29.2.16

Quimera

Einstürzende Neubauten, “Stella Maris”, in https://www.youtube.com/watch?v=dYmRnl_J9GI
Quero as coisas todas que quero. Na ilimitada ambição adestrada pelos limites das possibilidades. Mas quero-as, todas. Intensamente. Saber tê-las nas mãos, decifrar o seu código genético, extrair delas a seiva que consigam oferecer, a elas dar o ouro que trago em mim. Quero ler nas entrelinhas. Reler as palavras e não ceder à tentação de as tresler; ou, caso seja oportuno, procurar sentidos ocultos nos interstícios das palavras, revisitar a sua hermenêutica, redescobrir sentidos embaciados nas palavras; reinventar o mundo que é o chão dos meus pés. O que tiver de ser, no tempo que for alistado.
Quero saber que o conhecimento que interessa é o que procurei. E quero ter o desprendimento para saber que fora desse conhecimento há outro, muito maior, que irradia fulgor. Quero saber que hoje sei o que sei e que amanhã posso trazer das sombras da memória a curiosidade por um conhecimento que era anónimo, ontem. Quero ter as lentes necessárias para decantar as formas de conhecimento que julgar precisas. Para não cair na letargia.
Quero usar cortinas que não deixem aos forasteiros saberem quem sou. Ou: levantar uma nesga das cortinas, só a necessária à possível expiação de mim através das palavras que escrevo. Sem passar dessa medida. E quero usar cortinas em sentido contrário, para desembaciar os olhos e deitá-los ao conhecimento do mundo, das coisas que aprouver, dos lugares ditados por escolhas sem critério, das artes sumptuosas ou apenas diligentemente singelas, sem deixar para trás muitos oxalá em forma de arrependimento.

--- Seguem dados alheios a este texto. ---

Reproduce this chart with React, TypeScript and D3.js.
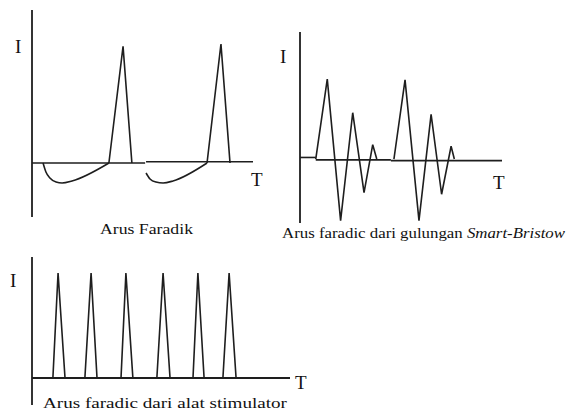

E quero, no púlpito de tudo isto, viver num êxtase total. Dar tudo a quem seja merecedor de mim. Não desviar a atenção para as matérias acessórias que são um atalho para lodaçais a precaver. Cobrir a aura do dia com os beijos apaixonados pela vida, pois sem assim ser não há critério para emprestar grandeza às pessoas e às palavras e às coisas a que me abraço. Quero querer. Em querendo com a fundura que vem da palpitação tremente, dos olhos tremeluzentes irradiando um apego pela vida e um medo pela sua antítese. Quero saber-me rei de mim mesmo na pequenez que sou perante a imensidão de gente e a imensidão maior de ar e de terra à volta. Sem que a grandeza seja sinónimo de máximos imaginados diante de um espelho, que as cortinas despejadas da frente dos olhos mandam tirar as medidas certas ao tamanho que sou.
E quero, contra a maré dos lugares-comuns, dizer que cobiço a perfeição. Pois não creio que haja quem erre por vontade própria, com o propósito de confirmar o lugar-comum das desvirtudes de si. Sem ter a espreitar, num espelho vítreo, uma figura narcísica, demoníaca, a povoar doses excessivas de indulgência.